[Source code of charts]
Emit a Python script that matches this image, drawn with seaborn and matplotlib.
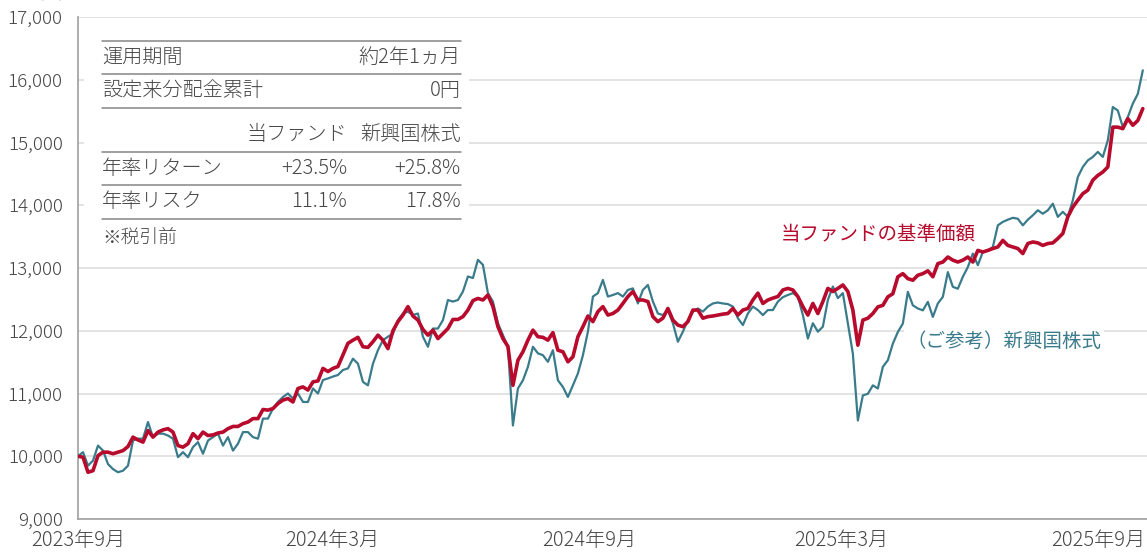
import numpy as np
import pandas as pd
import matplotlib.pyplot as plt
import matplotlib.dates as mdates
from matplotlib.ticker import FuncFormatter
import seaborn as sns

sns.set_theme(style="white")
plt.rcParams['font.family'] = ['Noto Sans CJK JP', 'DejaVu Sans']

fund = [
    10000, 9985, 9745, 9770, 10010, 10065, 10065, 10040, 10065, 10090,
    10155, 10305, 10260, 10225, 10410, 10305, 10385, 10420, 10440, 10385,
    10170, 10145, 10200, 10360, 10280, 10385, 10330, 10340, 10370, 10385,
    10440, 10475, 10475, 10520, 10545, 10600, 10600, 10745, 10735, 10760,
    10840, 10895, 10920, 10865, 11080, 11105, 11055, 11185, 11200, 11400,
    11350, 11400, 11430, 11615, 11800,
    11850, 11895, 11745, 11735, 11825, 11930, 11850, 11715, 12000, 12145,
    12250, 12385, 12235, 12170, 12020, 11930, 12010, 11875, 11955, 12035,
    12180, 12180, 12225, 12330, 12480, 12515, 12490, 12570, 12385, 12065,
    11875, 11750, 11130, 11530, 11665, 11850, 12010, 11905, 11895, 11850,
    11970, 11690, 11665, 11505, 11585, 11905, 12065, 12235, 12145, 12305,
    12385, 12250,
    12275, 12330, 12435, 12545, 12625, 12490, 12490, 12465, 12225, 12145,
    12200, 12355, 12170, 12090, 12065, 12145, 12330, 12330, 12200, 12225,
    12235, 12250, 12265, 12275, 12355, 12250, 12330, 12355, 12490, 12600,
    12435, 12490, 12520, 12545, 12650, 12675, 12650, 12545, 12385, 12250,
    12435, 12275, 12465, 12675, 12625, 12675, 12730, 12625, 12330, 11770,
    12170, 12200,
    12275, 12380, 12405, 12540, 12590, 12860, 12910, 12830, 12805, 12885,
    12910, 12955, 12860, 13070, 13095, 13175, 13125, 13095, 13125, 13175,
    13095, 13280, 13255, 13280, 13310, 13335, 13440, 13360, 13335, 13310,
    13230, 13390, 13415, 13400, 13360, 13390, 13400, 13470, 13550, 13815,
    13970, 14080, 14185, 14240, 14400, 14475, 14530, 14610, 15245, 15245,
    15220, 15380, 15275, 15350, 15540,
]

emerging = [
    10000, 10065, 9850, 9930, 10170, 10090, 9875, 9795, 9745, 9770,
    9850, 10250, 10280, 10280, 10545, 10305, 10360, 10360, 10330, 10280,
    9985, 10065, 9985, 10145, 10225, 10040, 10250, 10305, 10360, 10170,
    10305, 10090, 10200, 10385, 10385, 10305, 10280, 10600, 10600, 10760,
    10865, 10945, 11000, 10920, 11000, 10865, 10865, 11080, 11000, 11215,
    11240, 11270, 11295, 11375, 11400,
    11555, 11475, 11185, 11130, 11475, 11690, 11850, 11905, 11955, 12170,
    12275, 12305, 12250, 12275, 11905, 11745, 12035, 12035, 12170, 12490,
    12465, 12490, 12625, 12865, 12840, 13130, 13050, 12600, 12465, 12120,
    11930, 11745, 10490, 11080, 11210, 11425, 11745, 11640, 11610, 11505,
    11690, 11210, 11105, 10945, 11130, 11320, 11610, 11985, 12545, 12600,
    12810, 12545,
    12570, 12600, 12545, 12650, 12675, 12435, 12650, 12730, 12465, 12275,
    12250, 12330, 12120, 11825, 11985, 12170, 12305, 12355, 12305, 12385,
    12435, 12450, 12435, 12425, 12385, 12200, 12090, 12275, 12385, 12330,
    12250, 12330, 12330, 12465, 12535, 12570, 12600, 12545, 12250, 11875,
    12120, 11985, 12065, 12490, 12705, 12520, 12600, 12120, 11635, 10570,
    10970, 10995,
    11130, 11080, 11425, 11530, 11795, 11980, 12115, 12620, 12405, 12355,
    12325, 12460, 12220, 12435, 12540, 12935, 12700, 12670, 12860, 13015,
    13230, 13045, 13255, 13280, 13335, 13680, 13735, 13770, 13800, 13785,
    13680, 13770, 13840, 13920, 13865, 13920, 14025, 13815, 13895, 13815,
    14080, 14450, 14610, 14715, 14770, 14850, 14770, 15035, 15565, 15510,
    15245, 15405, 15620, 15775, 16150,
]

dates = pd.date_range("2023-09-01", "2025-10-03", periods=len(fund))
tick_dates = pd.to_datetime(["2023-09-01", "2024-03-01", "2024-09-01",
                             "2025-03-01", "2025-09-01"])
tick_labels = ["2023年9月", "2024年3月", "2024年9月", "2025年3月", "2025年9月"]

table_rows = [("運用期間", "約2年1ヵ月"), ("設定来分配金累計", "0円")]
table_head = ("当ファンド", "新興国株式")
table_stats = [("年率リターン", "+23.5%", "+25.8%"), ("年率リスク", "11.1%", "17.8%")]

df = pd.DataFrame({"date": dates, "fund": fund, "emerging": emerging})

red = "#b70a2c"
teal = "#3a7b8b"
txt = "#454545"

fig = plt.figure(figsize=(11.47, 5.53), dpi=100)
ax = fig.add_axes([78 / 1147, 34 / 553, 1069 / 1147, 502 / 553])

sns.lineplot(data=df, x="date", y="emerging", ax=ax, color=teal, lw=1.6, zorder=3)
sns.lineplot(data=df, x="date", y="fund", ax=ax, color=red, lw=2.6, zorder=4)

ax.set_xlim(pd.Timestamp("2023-09-01"), pd.Timestamp("2025-10-06"))
ax.set_ylim(9000, 17000)
ax.set_yticks(range(9000, 17001, 1000))
ax.yaxis.set_major_formatter(FuncFormatter(lambda v, p: f"{int(v):,}"))
ax.set_xticks(tick_dates)
ax.set_xticklabels(tick_labels)
ax.set_xlabel("")
ax.set_ylabel("")
ax.grid(axis="y", color="#e3e3e3", lw=1.4, zorder=0)
for s in ["top", "right"]:
    ax.spines[s].set_visible(False)
for s in ["left", "bottom"]:
    ax.spines[s].set_color("#a0a0a0")
    ax.spines[s].set_linewidth(1.2)
ax.tick_params(axis="both", length=5, width=1, color="#a0a0a0",
               labelsize=13.5, labelcolor=txt, pad=4)
ax.tick_params(axis="x", labelsize=14.5, pad=3)
ax.tick_params(axis="y", pad=6)
for t in ax.get_xticklabels() + ax.get_yticklabels():
    t.set_fontweight("light")

# unit label (cut off at the top in the reference)
fig.text(0.025, 1 - 3 / 553, "（円）", fontsize=11, color=txt, va="bottom")

# summary table
ax.add_patch(plt.Rectangle((0.006, 0.532), 0.36, 0.442, transform=ax.transAxes,
                           facecolor="white", edgecolor="none", zorder=2))
xl, xm, xr = 0.0224, 0.2516, 0.358
for yl in [0.952, 0.886, 0.819, 0.731, 0.665, 0.598]:
    ax.plot([xl, xr], [yl, yl], transform=ax.transAxes, color="#858585", lw=1.1, zorder=3)
kw = dict(transform=ax.transAxes, fontsize=14.5, color=txt, va="center",
          fontweight="light", zorder=3)
for (lab, val), yy in zip(table_rows, [0.920, 0.853]):
    ax.text(xl, yy, lab, **kw)
    ax.text(xr, yy, val, ha="right", **kw)
ax.text(xm, 0.765, table_head[0], ha="right", **kw)
ax.text(xr, 0.765, table_head[1], ha="right", **kw)
for (lab, a, b), yy in zip(table_stats, [0.699, 0.632]):
    ax.text(xl, yy, lab, **kw)
    ax.text(xm, yy, a, ha="right", **kw)
    ax.text(xr, yy, b, ha="right", **kw)
ax.text(xl, 0.560, "※税引前", transform=ax.transAxes, fontsize=13.5, color=txt,
        va="center", fontweight="light", zorder=3)

# series labels
ax.text(0.657, 0.566, "当ファンドの基準価額", transform=ax.transAxes, fontsize=14,
        color=red, va="center", zorder=5)
ax.text(0.866, 0.3546, "（ご参考）新興国株式", transform=ax.transAxes, fontsize=14,
        color=teal, va="center", ha="center", zorder=5,
        bbox=dict(facecolor="white", edgecolor="none", pad=2))

fig.savefig("out.png", dpi=100)
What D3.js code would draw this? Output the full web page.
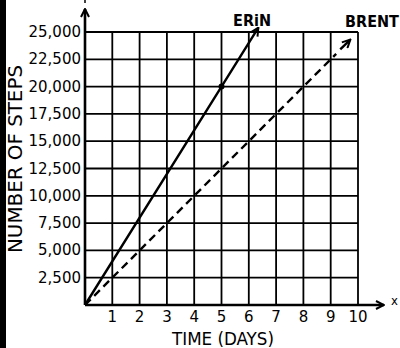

* Challenge *
Leave the pictures out and repeat exactly the lines from the beginning of the records to the line bearing "plt.rcParams['font.family'] = ['Noto", both ends counted.

* Solution below *
Emit a Python script that matches this image, drawn with seaborn and matplotlib.
import numpy as np
import pandas as pd
import matplotlib.pyplot as plt
import matplotlib.dates as mdates
from matplotlib.ticker import FuncFormatter
import seaborn as sns

sns.set_theme(style="white")
plt.rcParams['font.family'] = ['Noto Sans CJK JP', 'DejaVu Sans']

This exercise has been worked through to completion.